- Birth name: Francisco Galán Blanco
- Born: October 4, 1906 Soledad, Atlántico, Colombia
- Died: July 21, 1988 (aged 81) Barranquilla, Atlántico, Colombia
- Genres: Porro, cumbia, gaita, merecumbe
- Occupation(s): Musician, bandleader, composer, arranger
- Instrument(s): Trumpet, piano, clarinet, vocals
- Years active: 1934–1980

= Pacho Galán =

Colombian musician (1906-1988)

Pacho Galán (1906—1988) was a Colombian composer and band leader of several Colombian music forms. His songs include Boquita Sala, Rio Y Mar, Fiesta de Cumbia, Cumbia Alegre and Ay Cosita Linda, which became one of his most famous after Nat King Cole recorded his own rendition of the song. The song was also covered by La Sonora Matancera, José Fajardo, Rafael de Paz, Billo's Caracas Boys.

==Career==
In the early 1930s, the Galán family moved to Barranquilla, where Pacho joined the Departmental Band. In 1940, when the Atlántico Jazz Band was founded, he joined as an arranger and composer of most of the orchestra's pieces. Around the same time, he initially founded the "Pacho Galán Orchestra."

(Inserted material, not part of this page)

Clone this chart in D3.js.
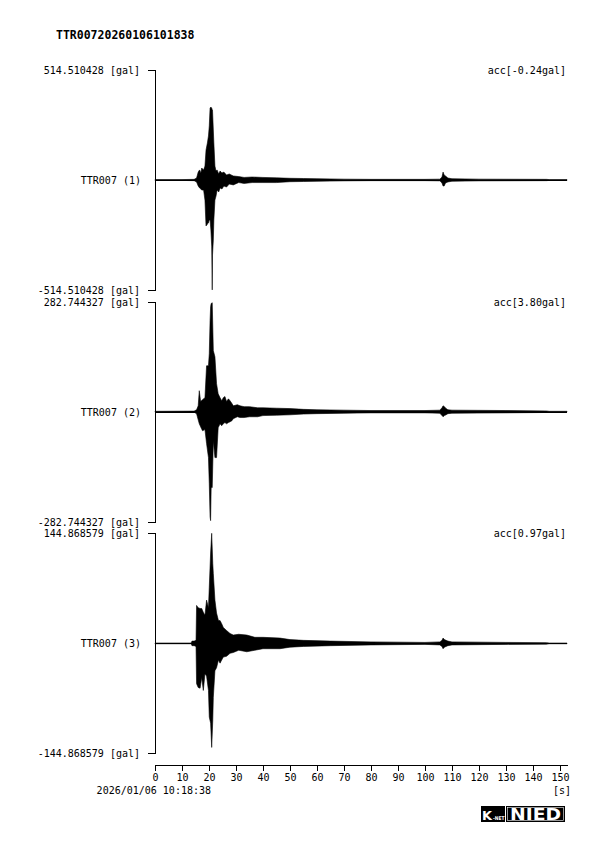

After the 1940s joined the newly-created Barranquilla Philharmonic and shortly afterward joined the "Emisora Atlántico" orchestra, conducted by Guido Perla. In 1954, he founded his own orchestra and composed the merecumbé song "Cosita Linda," for which he later became known as "The King of Merecumbé." Beginning in 1955, "Cosita Linda" was recorded by scores of versions by various artists and musicians around the world.